◆ **STATED GOAL**
The lines to extract run from the first line of the material below to the line containing "2.08, 2.33, 2.58, 2.83, 3.08, 3.33, 3.58]", both included; leave the pictures behind.

* Start COLLECTED MATERIAL *

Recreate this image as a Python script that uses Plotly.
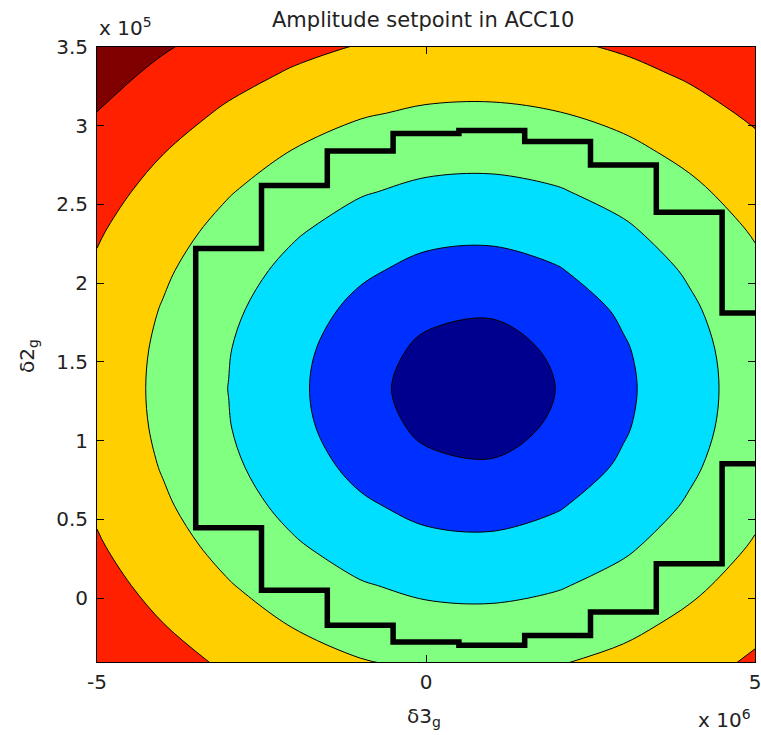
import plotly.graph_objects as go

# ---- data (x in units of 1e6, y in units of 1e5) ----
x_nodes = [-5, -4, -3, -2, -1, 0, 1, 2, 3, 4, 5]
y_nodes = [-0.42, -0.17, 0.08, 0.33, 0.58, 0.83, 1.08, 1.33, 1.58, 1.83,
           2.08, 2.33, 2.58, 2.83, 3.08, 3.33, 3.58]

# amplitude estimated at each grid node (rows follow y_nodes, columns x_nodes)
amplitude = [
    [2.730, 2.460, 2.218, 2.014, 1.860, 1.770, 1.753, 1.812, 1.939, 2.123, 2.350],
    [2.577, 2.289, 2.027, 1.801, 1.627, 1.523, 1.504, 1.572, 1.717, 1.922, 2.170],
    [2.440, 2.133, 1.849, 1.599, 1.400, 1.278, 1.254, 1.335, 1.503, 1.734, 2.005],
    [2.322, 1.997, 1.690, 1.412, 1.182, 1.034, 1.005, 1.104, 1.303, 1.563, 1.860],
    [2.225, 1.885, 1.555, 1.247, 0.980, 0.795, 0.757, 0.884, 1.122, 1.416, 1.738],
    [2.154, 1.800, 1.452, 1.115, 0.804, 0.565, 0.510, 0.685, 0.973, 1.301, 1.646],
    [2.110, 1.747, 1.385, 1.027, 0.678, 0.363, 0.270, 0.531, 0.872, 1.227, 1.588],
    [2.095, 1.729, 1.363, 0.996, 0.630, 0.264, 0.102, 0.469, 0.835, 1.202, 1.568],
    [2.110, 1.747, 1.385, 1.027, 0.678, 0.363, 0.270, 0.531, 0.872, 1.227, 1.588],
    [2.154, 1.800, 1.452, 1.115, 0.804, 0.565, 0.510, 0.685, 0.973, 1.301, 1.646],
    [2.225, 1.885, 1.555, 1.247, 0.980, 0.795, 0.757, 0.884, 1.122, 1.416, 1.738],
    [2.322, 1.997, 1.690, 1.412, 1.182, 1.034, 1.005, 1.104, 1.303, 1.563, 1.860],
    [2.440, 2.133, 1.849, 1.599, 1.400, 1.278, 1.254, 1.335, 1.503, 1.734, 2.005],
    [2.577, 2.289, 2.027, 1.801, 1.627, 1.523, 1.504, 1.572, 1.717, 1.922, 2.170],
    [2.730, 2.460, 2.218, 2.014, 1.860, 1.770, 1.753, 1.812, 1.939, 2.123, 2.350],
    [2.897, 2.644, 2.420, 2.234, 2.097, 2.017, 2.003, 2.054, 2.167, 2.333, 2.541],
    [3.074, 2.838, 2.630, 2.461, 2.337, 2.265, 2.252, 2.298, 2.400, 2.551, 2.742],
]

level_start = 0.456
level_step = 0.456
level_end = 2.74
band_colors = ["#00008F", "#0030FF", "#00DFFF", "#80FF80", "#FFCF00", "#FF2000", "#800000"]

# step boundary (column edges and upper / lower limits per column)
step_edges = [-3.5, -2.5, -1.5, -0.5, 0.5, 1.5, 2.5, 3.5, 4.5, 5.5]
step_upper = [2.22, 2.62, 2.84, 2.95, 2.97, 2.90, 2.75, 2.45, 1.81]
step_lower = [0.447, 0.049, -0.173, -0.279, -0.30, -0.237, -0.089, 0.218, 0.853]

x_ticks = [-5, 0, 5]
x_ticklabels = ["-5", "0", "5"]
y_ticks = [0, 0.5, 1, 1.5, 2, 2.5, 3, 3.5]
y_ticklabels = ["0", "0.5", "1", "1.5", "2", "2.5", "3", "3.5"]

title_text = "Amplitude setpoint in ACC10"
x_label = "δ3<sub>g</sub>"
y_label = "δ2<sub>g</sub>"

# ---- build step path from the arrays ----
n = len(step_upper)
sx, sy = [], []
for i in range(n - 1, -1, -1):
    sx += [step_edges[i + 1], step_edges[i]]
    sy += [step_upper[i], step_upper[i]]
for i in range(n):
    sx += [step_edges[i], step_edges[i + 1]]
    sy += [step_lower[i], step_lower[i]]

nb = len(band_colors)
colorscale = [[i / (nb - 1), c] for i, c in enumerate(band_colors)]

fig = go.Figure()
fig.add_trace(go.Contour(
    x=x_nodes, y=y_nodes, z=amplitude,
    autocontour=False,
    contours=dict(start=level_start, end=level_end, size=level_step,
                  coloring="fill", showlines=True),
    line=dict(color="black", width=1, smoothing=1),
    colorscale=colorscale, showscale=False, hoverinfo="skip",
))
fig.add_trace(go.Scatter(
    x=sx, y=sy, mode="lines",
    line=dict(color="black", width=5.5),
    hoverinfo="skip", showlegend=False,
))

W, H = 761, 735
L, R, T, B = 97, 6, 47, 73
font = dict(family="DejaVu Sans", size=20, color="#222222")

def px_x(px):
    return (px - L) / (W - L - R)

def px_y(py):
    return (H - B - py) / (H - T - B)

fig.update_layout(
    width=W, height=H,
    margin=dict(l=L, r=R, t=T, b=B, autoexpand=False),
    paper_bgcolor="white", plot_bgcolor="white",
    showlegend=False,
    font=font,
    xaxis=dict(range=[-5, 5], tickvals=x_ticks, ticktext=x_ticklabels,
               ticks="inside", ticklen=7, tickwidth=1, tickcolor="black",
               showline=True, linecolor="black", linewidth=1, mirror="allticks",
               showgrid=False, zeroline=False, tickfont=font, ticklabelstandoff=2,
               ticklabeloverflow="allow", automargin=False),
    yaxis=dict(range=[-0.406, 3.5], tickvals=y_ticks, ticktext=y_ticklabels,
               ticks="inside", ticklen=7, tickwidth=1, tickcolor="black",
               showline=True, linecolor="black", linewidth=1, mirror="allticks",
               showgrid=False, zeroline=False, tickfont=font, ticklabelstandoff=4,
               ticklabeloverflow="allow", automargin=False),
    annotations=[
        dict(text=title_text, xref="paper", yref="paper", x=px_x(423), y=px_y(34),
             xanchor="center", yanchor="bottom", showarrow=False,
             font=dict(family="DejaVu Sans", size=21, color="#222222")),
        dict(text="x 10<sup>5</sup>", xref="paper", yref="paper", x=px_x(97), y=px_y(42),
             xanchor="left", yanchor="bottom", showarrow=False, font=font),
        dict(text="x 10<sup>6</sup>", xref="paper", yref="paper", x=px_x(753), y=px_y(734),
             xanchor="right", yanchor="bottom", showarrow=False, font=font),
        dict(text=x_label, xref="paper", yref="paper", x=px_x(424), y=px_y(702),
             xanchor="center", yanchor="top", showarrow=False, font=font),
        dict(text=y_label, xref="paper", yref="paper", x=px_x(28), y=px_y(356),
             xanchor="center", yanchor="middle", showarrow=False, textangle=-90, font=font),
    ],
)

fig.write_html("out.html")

* End COLLECTED MATERIAL *

◆ **THE RESULT**
Recreate this image as a Python script that uses Plotly.
import plotly.graph_objects as go

# ---- data (x in units of 1e6, y in units of 1e5) ----
x_nodes = [-5, -4, -3, -2, -1, 0, 1, 2, 3, 4, 5]
y_nodes = [-0.42, -0.17, 0.08, 0.33, 0.58, 0.83, 1.08, 1.33, 1.58, 1.83,
           2.08, 2.33, 2.58, 2.83, 3.08, 3.33, 3.58]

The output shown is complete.